Türkiye Cumhuriyeti´nin kurucusu ve mazlum milletlerin yol göstericisi Atatürk’e dil uzatmak sözüm ona tarihçi adı altında ,
gerçek tarih katillerinin kendilerini kanıtlama alanına dönüştürülmüş durumdadır.
Bu utanmaz ve arlanmaz yaratıklara,
ANADOLU DEYİMİ İLE EKMEKLERİ DİZLERİNDE olan kanımca sokak soytarılarına söyleyecek mutlak sözümüz vardır.
Bunun yanında her şeyini CUMHURİYET KAZANIMLARINDAN elde etmiş vefasız ve vicdansızlara ve tüm bu yaşananları ses çıkarmadan izleyen gafillere bazı şeyleri hatırlatmak istiyorum.
Öncelikle Türkiye Cumhuriyeti´nin içine düşürüldüğü gerek içte gerekse dışta,
ateş çemberinin nasıl hepimizi sarmalına aldığını ve bunun müsebbiblerinden öncelikle hesap sormalarını beklemekteyiz.
Milliyetçilik de,
vatanseverlik de hamasetle,
boş sözle, sloganla olmaz.
Sorunlar, doğru teşhis konulmazsa çözülmez.
Yıllardır ülkede cirit atarak palazlanan Tarikatlar yaşamın her alanında ticarete egemen oldular. Ticaretteki bu egemenlik ve haksız kazançlar neticesinde TÜRKİYE siyasetini de DİZAYN etme cüretliliğini gösterebilme durumuna getirilmişlerdir.
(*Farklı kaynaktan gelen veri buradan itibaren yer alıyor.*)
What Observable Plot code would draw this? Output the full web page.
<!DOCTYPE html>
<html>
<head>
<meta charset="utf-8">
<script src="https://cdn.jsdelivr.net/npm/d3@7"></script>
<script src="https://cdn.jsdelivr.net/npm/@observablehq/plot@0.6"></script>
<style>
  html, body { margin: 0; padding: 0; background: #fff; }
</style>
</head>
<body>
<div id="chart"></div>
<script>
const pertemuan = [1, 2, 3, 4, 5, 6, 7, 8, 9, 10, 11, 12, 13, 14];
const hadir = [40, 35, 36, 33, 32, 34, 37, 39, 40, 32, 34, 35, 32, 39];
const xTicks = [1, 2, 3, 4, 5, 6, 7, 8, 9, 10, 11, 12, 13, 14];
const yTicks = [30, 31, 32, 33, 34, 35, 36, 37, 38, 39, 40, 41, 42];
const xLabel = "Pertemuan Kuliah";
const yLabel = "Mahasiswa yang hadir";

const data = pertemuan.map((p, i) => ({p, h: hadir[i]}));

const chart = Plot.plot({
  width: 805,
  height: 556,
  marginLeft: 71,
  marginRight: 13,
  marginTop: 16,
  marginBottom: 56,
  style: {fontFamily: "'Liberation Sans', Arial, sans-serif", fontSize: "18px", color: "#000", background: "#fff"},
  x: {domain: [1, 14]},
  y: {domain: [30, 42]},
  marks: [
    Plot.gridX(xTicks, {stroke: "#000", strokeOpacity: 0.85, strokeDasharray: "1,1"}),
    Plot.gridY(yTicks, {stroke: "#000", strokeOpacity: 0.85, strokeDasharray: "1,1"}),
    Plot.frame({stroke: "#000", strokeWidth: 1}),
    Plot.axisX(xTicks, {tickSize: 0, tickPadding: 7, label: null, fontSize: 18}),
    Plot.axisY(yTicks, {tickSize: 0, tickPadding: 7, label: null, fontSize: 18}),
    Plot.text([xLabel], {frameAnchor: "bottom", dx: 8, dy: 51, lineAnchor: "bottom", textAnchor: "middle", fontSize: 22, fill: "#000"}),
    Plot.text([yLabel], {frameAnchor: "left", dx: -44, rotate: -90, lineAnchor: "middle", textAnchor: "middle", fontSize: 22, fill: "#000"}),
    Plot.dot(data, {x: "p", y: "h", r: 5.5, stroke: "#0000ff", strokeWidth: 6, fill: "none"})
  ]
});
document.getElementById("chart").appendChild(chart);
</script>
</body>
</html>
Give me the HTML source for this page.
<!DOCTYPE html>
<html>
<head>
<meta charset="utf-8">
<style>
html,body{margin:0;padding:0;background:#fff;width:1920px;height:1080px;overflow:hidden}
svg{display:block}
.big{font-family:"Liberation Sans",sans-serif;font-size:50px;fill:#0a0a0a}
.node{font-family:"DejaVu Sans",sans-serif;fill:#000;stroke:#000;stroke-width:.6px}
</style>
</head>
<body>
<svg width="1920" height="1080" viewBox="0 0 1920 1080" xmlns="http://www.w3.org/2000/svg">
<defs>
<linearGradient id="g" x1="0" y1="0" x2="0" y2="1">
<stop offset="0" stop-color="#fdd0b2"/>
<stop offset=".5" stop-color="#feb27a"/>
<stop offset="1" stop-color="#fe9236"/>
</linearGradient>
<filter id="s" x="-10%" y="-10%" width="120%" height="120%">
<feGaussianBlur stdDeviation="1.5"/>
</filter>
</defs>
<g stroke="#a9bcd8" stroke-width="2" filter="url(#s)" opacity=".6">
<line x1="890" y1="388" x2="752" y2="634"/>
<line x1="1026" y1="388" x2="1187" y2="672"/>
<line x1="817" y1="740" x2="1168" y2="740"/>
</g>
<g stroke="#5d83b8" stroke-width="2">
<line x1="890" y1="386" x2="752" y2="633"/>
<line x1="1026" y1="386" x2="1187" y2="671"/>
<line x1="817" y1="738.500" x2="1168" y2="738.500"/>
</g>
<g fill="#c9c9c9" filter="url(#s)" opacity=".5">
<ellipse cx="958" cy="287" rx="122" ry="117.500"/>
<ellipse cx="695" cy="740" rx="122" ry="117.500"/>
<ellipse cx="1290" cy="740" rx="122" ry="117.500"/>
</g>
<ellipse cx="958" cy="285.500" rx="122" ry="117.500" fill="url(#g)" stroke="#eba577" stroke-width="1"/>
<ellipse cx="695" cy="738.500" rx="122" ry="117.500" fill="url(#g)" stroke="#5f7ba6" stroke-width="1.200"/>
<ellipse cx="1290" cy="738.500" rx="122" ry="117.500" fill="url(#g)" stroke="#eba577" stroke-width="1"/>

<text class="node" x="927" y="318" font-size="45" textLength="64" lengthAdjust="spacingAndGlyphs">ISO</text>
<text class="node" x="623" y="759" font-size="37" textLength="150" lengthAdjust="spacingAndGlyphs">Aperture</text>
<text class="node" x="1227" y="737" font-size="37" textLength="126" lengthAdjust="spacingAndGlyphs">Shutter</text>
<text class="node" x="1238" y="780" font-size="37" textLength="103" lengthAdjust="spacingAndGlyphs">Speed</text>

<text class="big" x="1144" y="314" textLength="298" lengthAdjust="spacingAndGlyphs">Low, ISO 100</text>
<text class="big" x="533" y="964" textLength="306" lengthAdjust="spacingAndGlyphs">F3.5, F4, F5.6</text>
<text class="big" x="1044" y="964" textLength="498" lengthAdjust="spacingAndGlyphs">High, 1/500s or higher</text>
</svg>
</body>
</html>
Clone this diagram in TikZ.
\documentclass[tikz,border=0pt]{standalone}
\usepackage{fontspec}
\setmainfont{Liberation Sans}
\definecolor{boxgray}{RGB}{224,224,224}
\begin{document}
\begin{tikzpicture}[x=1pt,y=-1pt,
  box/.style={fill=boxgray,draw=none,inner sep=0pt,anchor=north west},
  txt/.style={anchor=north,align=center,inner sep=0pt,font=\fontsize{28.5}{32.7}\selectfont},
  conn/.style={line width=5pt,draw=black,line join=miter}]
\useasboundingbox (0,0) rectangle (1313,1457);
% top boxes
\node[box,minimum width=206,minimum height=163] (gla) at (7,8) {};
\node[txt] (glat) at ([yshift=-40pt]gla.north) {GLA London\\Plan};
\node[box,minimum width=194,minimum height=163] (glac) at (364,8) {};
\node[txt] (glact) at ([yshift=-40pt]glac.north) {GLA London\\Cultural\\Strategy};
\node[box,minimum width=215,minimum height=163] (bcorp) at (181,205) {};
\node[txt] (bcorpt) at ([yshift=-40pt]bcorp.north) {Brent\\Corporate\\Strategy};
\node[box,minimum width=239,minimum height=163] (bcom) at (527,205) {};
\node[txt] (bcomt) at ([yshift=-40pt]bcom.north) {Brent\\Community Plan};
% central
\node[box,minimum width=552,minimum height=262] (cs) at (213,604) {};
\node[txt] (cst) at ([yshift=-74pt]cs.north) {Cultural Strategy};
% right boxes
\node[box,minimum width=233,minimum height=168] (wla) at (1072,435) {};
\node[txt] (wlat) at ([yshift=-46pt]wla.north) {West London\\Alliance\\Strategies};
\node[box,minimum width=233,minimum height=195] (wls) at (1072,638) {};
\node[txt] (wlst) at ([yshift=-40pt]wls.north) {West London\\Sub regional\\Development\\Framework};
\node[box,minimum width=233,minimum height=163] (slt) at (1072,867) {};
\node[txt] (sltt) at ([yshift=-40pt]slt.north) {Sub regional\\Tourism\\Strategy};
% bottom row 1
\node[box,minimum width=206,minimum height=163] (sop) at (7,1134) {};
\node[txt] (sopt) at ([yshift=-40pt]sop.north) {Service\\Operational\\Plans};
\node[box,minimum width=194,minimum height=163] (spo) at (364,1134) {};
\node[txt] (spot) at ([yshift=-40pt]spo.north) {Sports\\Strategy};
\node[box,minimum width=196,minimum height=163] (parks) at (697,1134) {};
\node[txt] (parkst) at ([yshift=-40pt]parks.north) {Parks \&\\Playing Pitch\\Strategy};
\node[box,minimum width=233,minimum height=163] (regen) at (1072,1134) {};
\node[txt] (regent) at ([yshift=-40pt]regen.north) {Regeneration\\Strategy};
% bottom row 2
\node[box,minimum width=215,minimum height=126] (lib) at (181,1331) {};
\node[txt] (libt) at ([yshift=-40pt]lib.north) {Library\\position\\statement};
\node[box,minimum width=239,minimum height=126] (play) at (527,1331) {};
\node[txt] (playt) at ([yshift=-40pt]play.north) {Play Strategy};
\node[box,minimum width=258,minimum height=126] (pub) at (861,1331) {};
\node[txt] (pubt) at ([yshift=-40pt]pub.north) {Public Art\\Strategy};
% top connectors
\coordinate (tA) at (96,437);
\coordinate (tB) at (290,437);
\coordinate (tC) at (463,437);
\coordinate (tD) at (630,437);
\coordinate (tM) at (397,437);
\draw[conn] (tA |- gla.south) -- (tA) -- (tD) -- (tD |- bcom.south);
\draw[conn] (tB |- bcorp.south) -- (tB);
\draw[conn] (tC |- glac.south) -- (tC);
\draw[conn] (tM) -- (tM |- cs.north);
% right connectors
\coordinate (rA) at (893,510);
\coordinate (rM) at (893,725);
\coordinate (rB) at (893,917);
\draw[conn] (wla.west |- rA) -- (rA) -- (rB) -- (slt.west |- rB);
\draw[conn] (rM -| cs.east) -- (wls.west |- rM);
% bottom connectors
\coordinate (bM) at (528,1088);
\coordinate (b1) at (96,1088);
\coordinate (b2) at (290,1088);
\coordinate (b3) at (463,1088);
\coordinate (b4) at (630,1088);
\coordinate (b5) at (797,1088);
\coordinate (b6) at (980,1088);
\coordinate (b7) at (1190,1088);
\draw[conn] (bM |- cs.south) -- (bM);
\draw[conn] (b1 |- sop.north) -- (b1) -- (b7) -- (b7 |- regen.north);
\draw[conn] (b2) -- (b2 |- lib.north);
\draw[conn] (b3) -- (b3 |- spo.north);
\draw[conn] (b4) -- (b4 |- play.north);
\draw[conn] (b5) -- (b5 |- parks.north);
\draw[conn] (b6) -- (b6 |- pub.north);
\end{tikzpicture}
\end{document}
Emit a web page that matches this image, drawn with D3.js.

Kara para aklama ve ulusalcı iş çevrelerini batırarak sindirme seanslarına yıllardır hiç ara vermeyen bu TROLLER maalesef TÜRKİYE Cumhuriyeti´nin içine düşürülmüş olduğu hazin tabloyu görme yerine kurdukları egemenliklerini acımasızca sürdürebilmek için CUMHURİYET değerleri ve kurucu önder ATATÜRK´e saldırmayı görev ad ettiler .
İşte hepimiz bu yüzden;
“Atatürk, Türk Milleti’nin ortak milli değeridir”
cümlesini daha da yüksek sesle söylemek zorundayız.
İşte bu yüzden;
Türkiye Cumhuriyetini, vatanı ve milletiyle bölünmez bir bütün olarak korumanın ve ileriye taşımanın yolunun, Cumhuriyetin ilk günlerdeki kuruluş felsefesini yeniden hayata geçirmek,
yurtta barış dünyada barış ilkesinin anlamını kavramak olduğunu her yurttaşın ve bizler gibi eli kalem tutanların anlatmaktan başka alternatifimizin olmadığını bile bilmemiz gerekmektedir.
Sonuç itibarı ile ,
Türkiye Cumhuriyeti´nin, içinde bulunduğu bu sorunlar yumağına düşürülmesinin tüm suçunu ve günahını üst akıllara havale etmek yerine,
her TÜRK insanının ,
niye alt akıl olmaya razı olduğunu sorgulaması gerekmektedir.
ÇÜNKÜ:
Yaygın kanaat odur ki ,
Türkiye’nin ve Kıbrıs Türkünün birikimi ve Türk Milleti’nin sağ duyusu tüm sorunları aşmaya yetecek olgunluktadır.